The first three sentences of the third paragraph of the section titled “STOCKHOLDER PROPOSALS OR NOMINATIONS TO BE PRESENTED AT NEXT ANNUAL MEETING” on page 64 of the Proxy Statement are hereby amended and restated in their entirety to read as follows:

 

“In addition, our Bylaws provide that any stockholder intending to nominate a candidate for election to the Board or to propose any business at our 2025 Annual Meeting, other than non-binding proposals presented pursuant to Rule 14a-8 under the Exchange Act, must give notice to the Corporate Secretary at our principal executive offices, not earlier than the close of business on the 120th day nor later than the close of business on the 90th day prior to the first anniversary of the date of the preceding year’s annual meeting as first specified in the notice of meeting (without regard to any postponements or adjournments of such meeting after the notice was first given), which for 2025, will be no earlier than the close of business on February 6, 2025 nor later than the close of business on March 8, 2025. The notice must include the information specified in our Bylaws, including information concerning the nominee or proposal, as the case may be, and information concerning the proposing or nominating stockholder’s ownership of and agreements related to our stock.
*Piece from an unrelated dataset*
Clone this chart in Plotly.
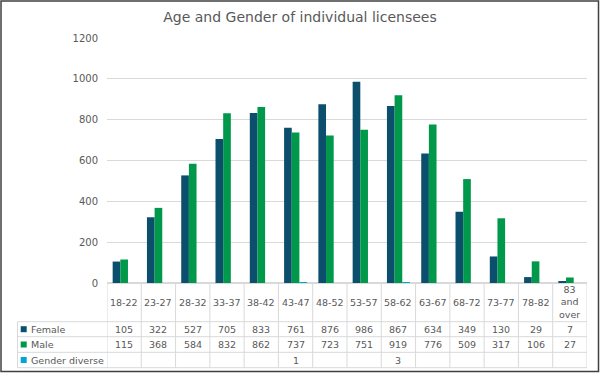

If the 2025 Annual Meeting is held more than 30 days before or more than 60 days after the first anniversary of the date of the 2024 Annual Meeting, the stockholder must submit notice of any such nomination and of any such proposal that is not made pursuant to Rule 14a-8 by the later of the 90th day prior to the 2025 Annual Meeting or the 10th day following the date on which public announcement of the date of such meeting is first made.

 

Except as specifically supplemented by the information contained herein, all information set forth in the Proxy Statement remains unchanged. This Supplement does not provide all of the information that is important to your voting decisions at the Annual Meeting. The Proxy Statement contains other important additional information. We encourage you to carefully read this Supplement together with the Proxy Statement in their entirety. If you have already returned your proxy or voting instruction card or provided voting instructions, you do not need to take any action unless you wish to change your vote.